● **Task**
Skip the pictures and repeat each line of the data exactly.

● **Supplied data**

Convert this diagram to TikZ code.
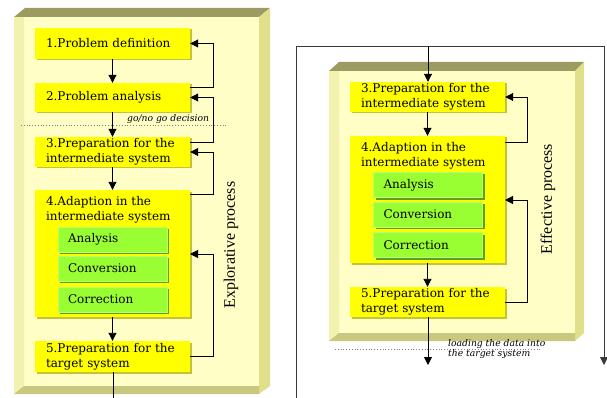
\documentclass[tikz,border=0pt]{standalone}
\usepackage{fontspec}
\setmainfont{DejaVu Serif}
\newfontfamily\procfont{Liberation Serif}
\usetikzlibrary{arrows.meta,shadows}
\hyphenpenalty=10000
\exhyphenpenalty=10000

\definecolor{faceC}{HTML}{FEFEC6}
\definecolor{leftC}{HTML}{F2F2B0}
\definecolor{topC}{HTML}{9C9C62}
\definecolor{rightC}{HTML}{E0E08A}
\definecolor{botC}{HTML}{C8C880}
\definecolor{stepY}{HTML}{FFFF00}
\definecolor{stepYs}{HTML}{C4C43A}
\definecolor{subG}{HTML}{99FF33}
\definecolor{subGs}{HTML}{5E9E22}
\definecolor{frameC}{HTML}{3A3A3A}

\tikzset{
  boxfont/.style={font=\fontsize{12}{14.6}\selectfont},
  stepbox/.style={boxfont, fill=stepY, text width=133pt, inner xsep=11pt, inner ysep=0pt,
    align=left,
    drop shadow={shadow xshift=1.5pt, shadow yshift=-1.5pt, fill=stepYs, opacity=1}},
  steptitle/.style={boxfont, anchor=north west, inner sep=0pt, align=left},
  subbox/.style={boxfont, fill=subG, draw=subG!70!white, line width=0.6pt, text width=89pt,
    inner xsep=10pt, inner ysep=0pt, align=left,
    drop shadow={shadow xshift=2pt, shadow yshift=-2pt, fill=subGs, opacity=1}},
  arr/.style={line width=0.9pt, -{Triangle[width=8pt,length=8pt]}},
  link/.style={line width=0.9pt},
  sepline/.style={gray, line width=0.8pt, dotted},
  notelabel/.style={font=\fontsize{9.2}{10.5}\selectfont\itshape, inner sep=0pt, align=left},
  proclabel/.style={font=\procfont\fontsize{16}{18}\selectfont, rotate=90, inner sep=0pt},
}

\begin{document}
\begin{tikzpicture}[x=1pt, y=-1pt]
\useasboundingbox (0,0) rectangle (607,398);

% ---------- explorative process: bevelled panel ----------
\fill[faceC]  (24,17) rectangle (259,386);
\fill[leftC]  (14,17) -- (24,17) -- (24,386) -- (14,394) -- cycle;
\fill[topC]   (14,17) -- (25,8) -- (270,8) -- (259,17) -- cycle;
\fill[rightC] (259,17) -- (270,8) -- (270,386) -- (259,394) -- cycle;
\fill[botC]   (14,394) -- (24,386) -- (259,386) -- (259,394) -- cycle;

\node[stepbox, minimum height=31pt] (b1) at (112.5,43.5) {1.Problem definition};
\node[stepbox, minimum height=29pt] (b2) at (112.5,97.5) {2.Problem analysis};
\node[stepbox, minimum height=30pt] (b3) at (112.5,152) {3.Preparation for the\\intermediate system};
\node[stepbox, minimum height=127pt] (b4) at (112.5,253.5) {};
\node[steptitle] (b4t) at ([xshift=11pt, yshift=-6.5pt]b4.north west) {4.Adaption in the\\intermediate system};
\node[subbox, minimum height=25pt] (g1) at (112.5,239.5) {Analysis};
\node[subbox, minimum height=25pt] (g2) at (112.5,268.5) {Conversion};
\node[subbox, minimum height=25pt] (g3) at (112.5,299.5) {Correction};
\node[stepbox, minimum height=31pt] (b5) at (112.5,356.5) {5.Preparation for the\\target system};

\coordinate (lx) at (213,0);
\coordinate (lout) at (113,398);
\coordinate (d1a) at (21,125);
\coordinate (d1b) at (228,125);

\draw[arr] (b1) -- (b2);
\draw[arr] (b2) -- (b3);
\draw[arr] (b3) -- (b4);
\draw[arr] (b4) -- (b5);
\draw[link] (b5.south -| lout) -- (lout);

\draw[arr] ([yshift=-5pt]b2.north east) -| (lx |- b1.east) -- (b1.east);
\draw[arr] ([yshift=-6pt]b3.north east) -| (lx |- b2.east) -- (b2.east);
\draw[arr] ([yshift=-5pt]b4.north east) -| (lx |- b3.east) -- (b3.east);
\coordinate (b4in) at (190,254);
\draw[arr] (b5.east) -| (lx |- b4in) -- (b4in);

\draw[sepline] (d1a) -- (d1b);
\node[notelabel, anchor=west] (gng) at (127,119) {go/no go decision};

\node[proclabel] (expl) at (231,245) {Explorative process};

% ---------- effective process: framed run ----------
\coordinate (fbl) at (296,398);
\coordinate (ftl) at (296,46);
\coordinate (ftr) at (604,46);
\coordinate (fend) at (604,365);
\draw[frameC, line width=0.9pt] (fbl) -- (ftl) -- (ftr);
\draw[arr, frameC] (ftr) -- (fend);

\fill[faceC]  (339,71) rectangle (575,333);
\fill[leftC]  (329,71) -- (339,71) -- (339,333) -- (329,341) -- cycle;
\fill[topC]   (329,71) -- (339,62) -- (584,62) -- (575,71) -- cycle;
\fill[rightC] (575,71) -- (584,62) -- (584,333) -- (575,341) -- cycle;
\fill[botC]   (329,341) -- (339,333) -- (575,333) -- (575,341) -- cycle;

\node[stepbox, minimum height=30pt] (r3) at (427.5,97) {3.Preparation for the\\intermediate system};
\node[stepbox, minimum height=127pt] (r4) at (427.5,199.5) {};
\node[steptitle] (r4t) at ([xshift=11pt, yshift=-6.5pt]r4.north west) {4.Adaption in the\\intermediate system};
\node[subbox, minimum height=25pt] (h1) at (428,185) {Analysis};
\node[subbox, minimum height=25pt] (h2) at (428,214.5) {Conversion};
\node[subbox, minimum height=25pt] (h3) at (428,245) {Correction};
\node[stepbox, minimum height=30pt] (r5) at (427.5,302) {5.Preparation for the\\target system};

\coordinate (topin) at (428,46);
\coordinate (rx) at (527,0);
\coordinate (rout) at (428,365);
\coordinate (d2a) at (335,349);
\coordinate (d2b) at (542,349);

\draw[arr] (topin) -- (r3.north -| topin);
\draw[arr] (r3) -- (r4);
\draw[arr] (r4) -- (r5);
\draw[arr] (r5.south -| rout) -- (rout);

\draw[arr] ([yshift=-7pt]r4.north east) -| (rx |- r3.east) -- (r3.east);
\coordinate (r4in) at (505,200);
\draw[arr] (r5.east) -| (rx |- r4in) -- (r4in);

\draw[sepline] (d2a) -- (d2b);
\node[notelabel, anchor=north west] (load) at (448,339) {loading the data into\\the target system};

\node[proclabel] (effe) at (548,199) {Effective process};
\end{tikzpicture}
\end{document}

● **Full answer**
Convert this diagram to TikZ code.
\documentclass[tikz,border=0pt]{standalone}
\usepackage{fontspec}
\setmainfont{DejaVu Serif}
\newfontfamily\procfont{Liberation Serif}
\usetikzlibrary{arrows.meta,shadows}
\hyphenpenalty=10000
\exhyphenpenalty=10000

\definecolor{faceC}{HTML}{FEFEC6}
\definecolor{leftC}{HTML}{F2F2B0}
\definecolor{topC}{HTML}{9C9C62}
\definecolor{rightC}{HTML}{E0E08A}
\definecolor{botC}{HTML}{C8C880}
\definecolor{stepY}{HTML}{FFFF00}
\definecolor{stepYs}{HTML}{C4C43A}
\definecolor{subG}{HTML}{99FF33}
\definecolor{subGs}{HTML}{5E9E22}
\definecolor{frameC}{HTML}{3A3A3A}

\tikzset{
  boxfont/.style={font=\fontsize{12}{14.6}\selectfont},
  stepbox/.style={boxfont, fill=stepY, text width=133pt, inner xsep=11pt, inner ysep=0pt,
    align=left,
    drop shadow={shadow xshift=1.5pt, shadow yshift=-1.5pt, fill=stepYs, opacity=1}},
  steptitle/.style={boxfont, anchor=north west, inner sep=0pt, align=left},
  subbox/.style={boxfont, fill=subG, draw=subG!70!white, line width=0.6pt, text width=89pt,
    inner xsep=10pt, inner ysep=0pt, align=left,
    drop shadow={shadow xshift=2pt, shadow yshift=-2pt, fill=subGs, opacity=1}},
  arr/.style={line width=0.9pt, -{Triangle[width=8pt,length=8pt]}},
  link/.style={line width=0.9pt},
  sepline/.style={gray, line width=0.8pt, dotted},
  notelabel/.style={font=\fontsize{9.2}{10.5}\selectfont\itshape, inner sep=0pt, align=left},
  proclabel/.style={font=\procfont\fontsize{16}{18}\selectfont, rotate=90, inner sep=0pt},
}

\begin{document}
\begin{tikzpicture}[x=1pt, y=-1pt]
\useasboundingbox (0,0) rectangle (607,398);

% ---------- explorative process: bevelled panel ----------
\fill[faceC]  (24,17) rectangle (259,386);
\fill[leftC]  (14,17) -- (24,17) -- (24,386) -- (14,394) -- cycle;
\fill[topC]   (14,17) -- (25,8) -- (270,8) -- (259,17) -- cycle;
\fill[rightC] (259,17) -- (270,8) -- (270,386) -- (259,394) -- cycle;
\fill[botC]   (14,394) -- (24,386) -- (259,386) -- (259,394) -- cycle;

\node[stepbox, minimum height=31pt] (b1) at (112.5,43.5) {1.Problem definition};
\node[stepbox, minimum height=29pt] (b2) at (112.5,97.5) {2.Problem analysis};
\node[stepbox, minimum height=30pt] (b3) at (112.5,152) {3.Preparation for the\\intermediate system};
\node[stepbox, minimum height=127pt] (b4) at (112.5,253.5) {};
\node[steptitle] (b4t) at ([xshift=11pt, yshift=-6.5pt]b4.north west) {4.Adaption in the\\intermediate system};
\node[subbox, minimum height=25pt] (g1) at (112.5,239.5) {Analysis};
\node[subbox, minimum height=25pt] (g2) at (112.5,268.5) {Conversion};
\node[subbox, minimum height=25pt] (g3) at (112.5,299.5) {Correction};
\node[stepbox, minimum height=31pt] (b5) at (112.5,356.5) {5.Preparation for the\\target system};

\coordinate (lx) at (213,0);
\coordinate (lout) at (113,398);
\coordinate (d1a) at (21,125);
\coordinate (d1b) at (228,125);

\draw[arr] (b1) -- (b2);
\draw[arr] (b2) -- (b3);
\draw[arr] (b3) -- (b4);
\draw[arr] (b4) -- (b5);
\draw[link] (b5.south -| lout) -- (lout);

\draw[arr] ([yshift=-5pt]b2.north east) -| (lx |- b1.east) -- (b1.east);
\draw[arr] ([yshift=-6pt]b3.north east) -| (lx |- b2.east) -- (b2.east);
\draw[arr] ([yshift=-5pt]b4.north east) -| (lx |- b3.east) -- (b3.east);
\coordinate (b4in) at (190,254);
\draw[arr] (b5.east) -| (lx |- b4in) -- (b4in);

\draw[sepline] (d1a) -- (d1b);
\node[notelabel, anchor=west] (gng) at (127,119) {go/no go decision};

\node[proclabel] (expl) at (231,245) {Explorative process};

% ---------- effective process: framed run ----------
\coordinate (fbl) at (296,398);
\coordinate (ftl) at (296,46);
\coordinate (ftr) at (604,46);
\coordinate (fend) at (604,365);
\draw[frameC, line width=0.9pt] (fbl) -- (ftl) -- (ftr);
\draw[arr, frameC] (ftr) -- (fend);

\fill[faceC]  (339,71) rectangle (575,333);
\fill[leftC]  (329,71) -- (339,71) -- (339,333) -- (329,341) -- cycle;
\fill[topC]   (329,71) -- (339,62) -- (584,62) -- (575,71) -- cycle;
\fill[rightC] (575,71) -- (584,62) -- (584,333) -- (575,341) -- cycle;
\fill[botC]   (329,341) -- (339,333) -- (575,333) -- (575,341) -- cycle;

\node[stepbox, minimum height=30pt] (r3) at (427.5,97) {3.Preparation for the\\intermediate system};
\node[stepbox, minimum height=127pt] (r4) at (427.5,199.5) {};
\node[steptitle] (r4t) at ([xshift=11pt, yshift=-6.5pt]r4.north west) {4.Adaption in the\\intermediate system};
\node[subbox, minimum height=25pt] (h1) at (428,185) {Analysis};
\node[subbox, minimum height=25pt] (h2) at (428,214.5) {Conversion};
\node[subbox, minimum height=25pt] (h3) at (428,245) {Correction};
\node[stepbox, minimum height=30pt] (r5) at (427.5,302) {5.Preparation for the\\target system};

\coordinate (topin) at (428,46);
\coordinate (rx) at (527,0);
\coordinate (rout) at (428,365);
\coordinate (d2a) at (335,349);
\coordinate (d2b) at (542,349);

\draw[arr] (topin) -- (r3.north -| topin);
\draw[arr] (r3) -- (r4);
\draw[arr] (r4) -- (r5);
\draw[arr] (r5.south -| rout) -- (rout);

\draw[arr] ([yshift=-7pt]r4.north east) -| (rx |- r3.east) -- (r3.east);
\coordinate (r4in) at (505,200);
\draw[arr] (r5.east) -| (rx |- r4in) -- (r4in);

\draw[sepline] (d2a) -- (d2b);
\node[notelabel, anchor=north west] (load) at (448,339) {loading the data into\\the target system};

\node[proclabel] (effe) at (548,199) {Effective process};
\end{tikzpicture}
\end{document}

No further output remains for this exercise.